How Should Rent Escalation Clauses Address CPI?
Adam M. Levine
Rent escalation clauses are a common part of commercial property leases. One popular method for calculating the escalation amount bases the rent increases on changes in the Consumer Price Index (CPI). However, the CPI approach is not as straightforward as it might seem.
CPI in a Nutshell
The CPI is a measure of the average change over time in the prices paid by urban consumers for a “market basket” of consumer goods and services. The market basket is developed from detailed spending information provided by families and individuals. Spending items are classified into more than 200 categories arranged into eight major groups, including food and beverages, housing, apparel and transportation.
The Vagueness Risk
The CPI is published by the U.S. Bureau of Labor Statistics (BLS), which cautions that many escalation clauses tied to the CPI are vague. That is because the BLS publishes thousands of CPIs every month. To combat this risk, escalation clauses should specifically address which CPI will be used:
- The Population Group
The BLS publishes price changes for two population groups — the All Urban Consumers (CPI-U) and the narrower Urban Wage Earners and Clerical Workers (CPI-W).

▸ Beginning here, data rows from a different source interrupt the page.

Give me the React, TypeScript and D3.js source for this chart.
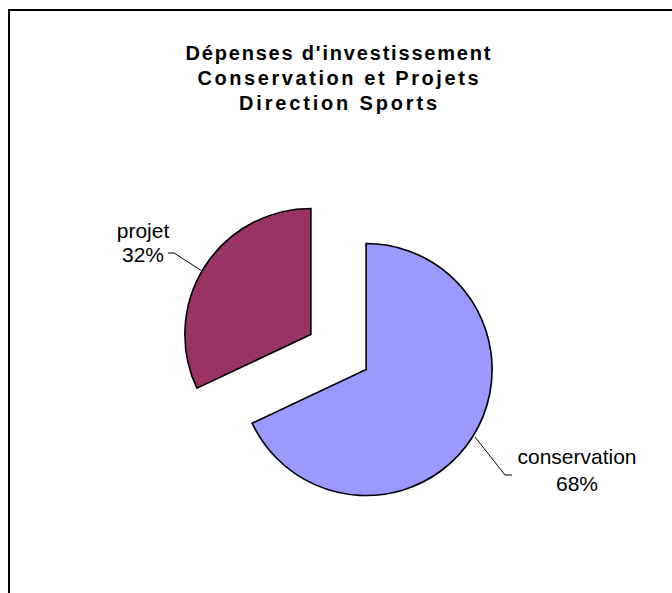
import React from "react";
import * as d3 from "d3";

const categories = ["conservation", "projet"];
const values = [68, 32];
const percentLabels = ["68%", "32%"];
const colors = ["#9999FF", "#993366"];
const titleLines = ["Dépenses d'investissement", "Conservation et Projets", "Direction Sports"];

export default function App() {
  const W = 672, H = 593;
  const cx = 338.5, cy = 352, r = 126, explode = 32.7;
  const pie = d3.pie<number>().sort(null).startAngle(0).endAngle(2 * Math.PI);
  const arcs = pie(values);
  const arcGen = d3.arc<d3.PieArcDatum<number>>().innerRadius(0).outerRadius(r);

  const titleY = [60, 85, 110];
  const titleW = [305, 281, 198];

  const labelPos = [
    { x: 577, y1: 464, y2: 491, line: [[475, 437], [505, 475], [512, 475]] },
    { x: 143, y1: 238, y2: 262, line: [[202, 271], [174, 253], [168, 253]] },
  ];

  return (
    <svg width={W} height={H} style={{ position: "absolute", left: 0, top: 0 }} fontFamily="'Liberation Sans', Arial, sans-serif">
      <rect x={0} y={0} width={W} height={H} fill="#fff" />
      <rect x={9} y={10} width={700} height={650} fill="none" stroke="#000" strokeWidth={2} />
      {titleLines.map((t, i) => (
        <text key={i} x={338} y={titleY[i]} textAnchor="middle" fontWeight="bold" fontSize={20}
          textLength={titleW[i]} lengthAdjust="spacing" fill="#000">{t}</text>
      ))}
      {arcs.map((a, i) => {
        const mid = (a.startAngle + a.endAngle) / 2;
        const dx = Math.sin(mid) * explode, dy = -Math.cos(mid) * explode;
        return (
          <path key={i} d={arcGen(a) || ""} transform={`translate(${cx + dx},${cy + dy})`}
            fill={colors[i]} stroke="#000" strokeWidth={1.6} strokeLinejoin="miter" />
        );
      })}
      {categories.map((c, i) => {
        const lp = labelPos[i];
        return (
          <g key={c}>
            <polyline points={lp.line.map(p => p.join(",")).join(" ")} fill="none" stroke="#000" strokeWidth={1} />
            <text x={lp.x} y={lp.y1} textAnchor="middle" fontSize={21} fill="#000">{c}</text>
            <text x={lp.x} y={lp.y2} textAnchor="middle" fontSize={21} fill="#000">{percentLabels[i]}</text>
          </g>
        );
      })}
    </svg>
  );
}
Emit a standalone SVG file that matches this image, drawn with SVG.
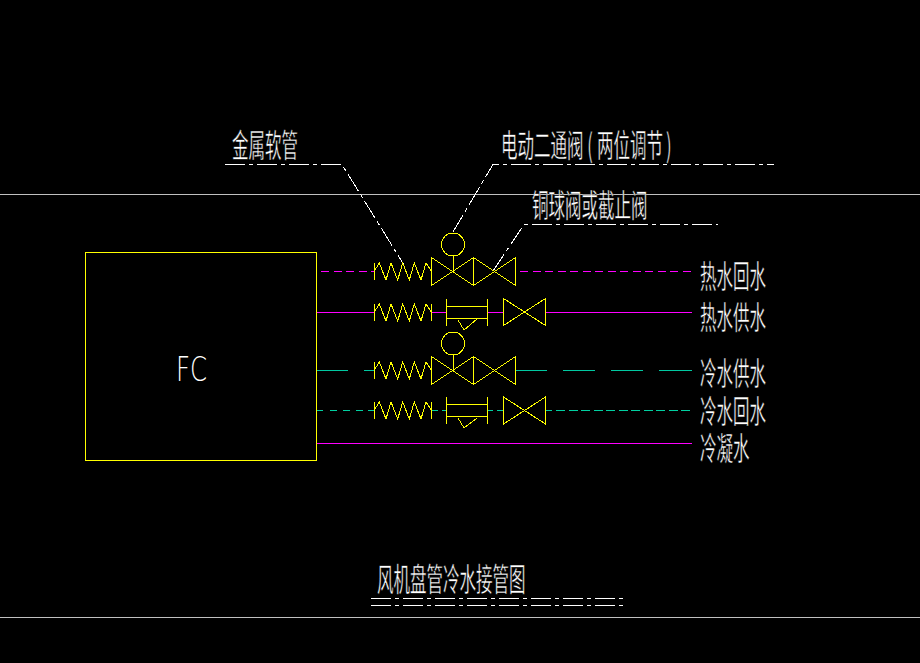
<svg xmlns="http://www.w3.org/2000/svg" width="920" height="663" viewBox="0 0 920 663">
<style>
.y{fill:none;stroke:#ffff00;stroke-width:1;shape-rendering:crispEdges}
.ln{fill:none;stroke-width:1;shape-rendering:crispEdges}
.g{stroke:#c0c0c0}
.m{stroke:#ff00ff}
.t{stroke:#00c8a0}
.n{stroke:#00d0a0}
.ld{fill:none;stroke:#fff;stroke-width:1;stroke-dasharray:20 4 4 4;shape-rendering:crispEdges}
.lbl{fill:#fff;stroke:#000;stroke-width:.5;font-family:"Noto Sans CJK SC","Liberation Sans",sans-serif;font-size:32px}
</style>
<defs>
<g id="coil"><path class="y" d="M374 -8.500V8.500M374 0L379.300 -8.500L386 8.500L391 -8.500L397.700 8.500L402.700 -8.500L409.300 8.500L414.300 -8.500L421 8.500L426 -8.500L431.700 0M431.700 -8.500V8.500"/></g>
<g id="valve"><path class="y" d="M0 -13.500V13.500L42 -13.500V13.500Z"/></g>
<g id="dbl"><path class="y" d="M431.500 -14V14L473.500 -14V14ZM473.500 -14L515.500 14V-14L473.500 14M453 0V-16"/><circle class="y" cx="453" cy="-27" r="11.500"/></g>
<g id="box"><path class="y" d="M446.500 -14V13.500M487.500 -14V13.500M446.500 -6H487.500M446.500 6H487.500"/></g>
</defs>
<rect width="920" height="663" fill="#000"/>
<g id="frame"><path class="ln g" d="M0 194.500H920M0 617.500H920"/></g>
<g id="connectors">
<path class="ln m" stroke-dasharray="8 4.500" d="M321 271.500H374M520 271.500H692"/>
<path class="ln m" d="M317 312.500H374M431 312.500H446M487 312.500H503M545 312.500H692"/>
<path class="ln t" d="M317 370.500H348M364 370.500H374M516 370.500H547M563 370.500H595M611 370.500H643M659 370.500H692"/>
<path class="ln n" d="M317 410.500H323M330 410.500H337M343 410.500H350M356 410.500H363M368 410.500H374M432 410.500H438M442 410.500H446M488 410.500H493M497 410.500H503M546 410.500H552"/>
<path class="ln n" stroke-dasharray="9 3.500" d="M556 410.500H690"/>
<path class="ln m" d="M317 443.500H692"/>
<path class="ld" d="M225 164.500H342L404 265"/>
<path class="ld" d="M453 232L493 164.500H774"/>
<path class="ld" d="M493 271L524 224.500H718"/>
</g>
<g id="fc"><rect class="y" x="85.500" y="252.500" width="231" height="208"/>
<text transform="translate(176 381) scale(.72 1)" fill="#fff" font-family="DejaVu Sans,sans-serif" font-weight="200" font-size="34">FC</text></g>
<g id="row1"><use href="#coil" y="271.500"/><use href="#dbl" y="271.500"/></g>
<g id="row2"><use href="#coil" y="312.500"/><use href="#box" y="312.500"/><path class="y" d="M458 320L464 330L477 319"/><use href="#valve" x="503.500" y="312"/></g>
<g id="row3"><use href="#coil" y="370.500"/><use href="#dbl" y="370.500"/></g>
<g id="row4"><use href="#coil" y="410.500"/><use href="#box" y="410.500"/><path class="y" d="M458 418L464 428L477 418"/><use href="#valve" x="503.500" y="410.500"/></g>
<g id="labels">
<text class="lbl" transform="translate(232 157) scale(.516 1)">金属软管</text>
<text class="lbl" transform="translate(501 156.500) scale(.516 1)">电动二通阀<tspan x="167">(</tspan><tspan x="186">两位调节</tspan><tspan x="320">)</tspan></text>
<text class="lbl" transform="translate(532 217) scale(.516 1)">铜球阀或截止阀</text>
<text class="lbl" transform="translate(700 288) scale(.516 1)">热水回水</text>
<text class="lbl" transform="translate(700 328.500) scale(.516 1)">热水供水</text>
<text class="lbl" transform="translate(700 385) scale(.516 1)">冷水供水</text>
<text class="lbl" transform="translate(700 423) scale(.516 1)">冷水回水</text>
<text class="lbl" transform="translate(700 460) scale(.516 1)">冷凝水</text>
<text class="lbl" transform="translate(377 591) scale(.516 1)">风机盘管冷水接管图</text>
</g>
<g id="underline"><path class="ln" stroke="#fff" stroke-dasharray="20 4 4 4" d="M371 598.500H623M371 605.500H623"/></g>
</svg>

According to the BLS, the CPI-U is the broadest measure of consumer inflation it produces and is typically subject to less sampling error than the CPI-W.
- The Item Category
The BLS encourages users to specify a broad item category, such as the all-item index, when writing an escalation clause. Why? Because such categories are typically subject to less sampling error.
- The Geographic Area
The BLS publishes indexes for U.S. City Average (or national) level, regional level (for example, the West region) and some local metropolitan areas (for example, Atlanta). The U.S. City Average indexes have larger sample sizes than those for metropolitan areas. So, again, there will likely be less sampling error.
- Seasonal Adjustments
Some CPIs are published on a seasonally adjusted basis to eliminate the effect of price changes caused by recurring seasonal changes (for example, because of weather or holidays); these indexes are subject to annual revision. The BLS advises against using these CPIs in escalation clauses.
In addition to being clear about the CPI that will be used for rent escalation, specify in the lease the base rent amount that is subject to escalation (that is, the initial rent) and the timing and frequency of adjustments. Also, consider including a rent floor to ensure a minimum increase, regardless of the change in CPI, along with a cap that sets an upper limit for the rent increase.